UK online sales will peak today – dubbed Mega Monday by City analysts – with Visa Europe expecting 6.8m transactions worth £320m to be made on its credit and debit cards as Christmas shoppers buy gifts from online retailers.
The first Monday in December comes shortly after payday for many consumers and in recent years has consistently been the busiest day for online retailers. Today Visa predicts that online shopping will be up 21 per cent on the equivalent day last year, making it the biggest online shopping day ever in the UK.
Department store John Lewis is also anticipating a surge in online trading as thousands of consumers rush online to buy items such as the iPad mini, Kurio tablets, and Sonos wireless music systems.
The department store group saw online sales hit a record high of £37.9m – or 23 per cent of total sales – in the week to Saturday, its third best ever week with overall sales topping £124.2m.
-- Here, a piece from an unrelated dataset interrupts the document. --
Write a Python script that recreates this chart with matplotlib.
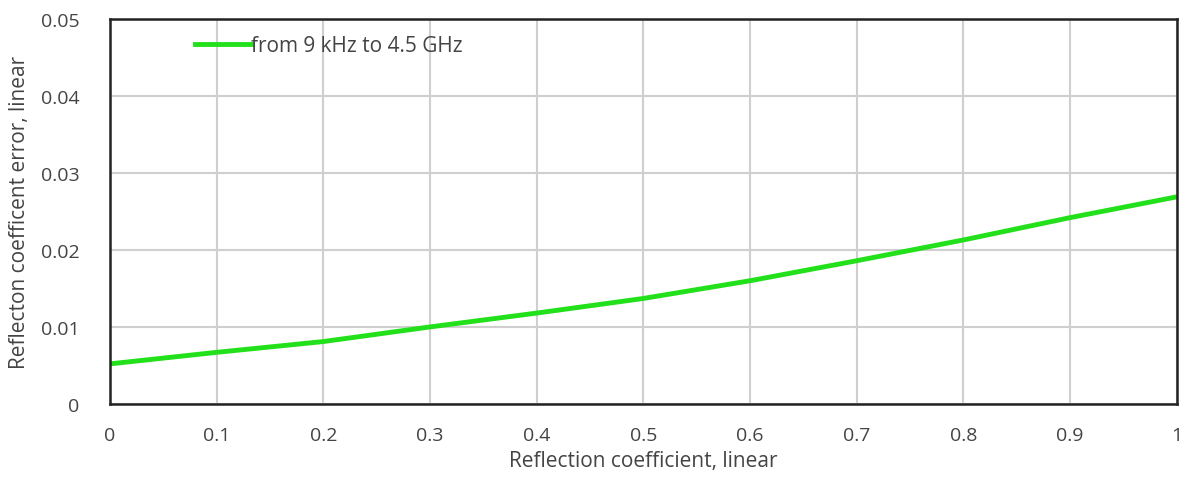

Peter Ruis, buying and brand director at John Lewis, said: “JohnLewis.com is growing at a rate of 40 per cent this year, and now accounts for about a quarter of our trade. We are now seeing twice as many Click & Collect orders as a year ago.”
Marks & Spencer has hired 800 extra staff at its distribution centres to deal with the online bonanza. On the equivalent Monday last year, online orders were triple that of an average day, the group said.
Argos similarly said it was prepping its distribution centre in Burton on Trent for an online peak and is expecting to dispatch more than a quarter of a million items today.
John Walden, managing director, said: “Almost half of our sales now start online and shopping on the move via mobile devices is seeing tremendous growth, representing around seven per cent of our total sales, and we expect this to hit 10 per cent this Christmas.”
However, while retailers’ online sales are booming, traditional high-street stores are increasingly struggling to compete due to costly store leases, wage bills and the continued squeeze in consumer spending.
The number of retail insolvencies often peaks in the early months of the year, when those that have endured poor Christmas trading come under pressure.
While online retail sales are expected to rise 17 per cent this Christmas, overall UK retail sales will increase only one per cent, according to Deloitte.
“With consumers ever keen to hunt for bargains given the pressure that their finances have been under for an extended period, online sales continue to gain share,” Howard Archer, an economist at HIS insight said.
Amazon yesterday said it would mark Mega Monday with the launch of a luxury online fashion store that could rival established fashion retailers Net–A–Porter and Asos.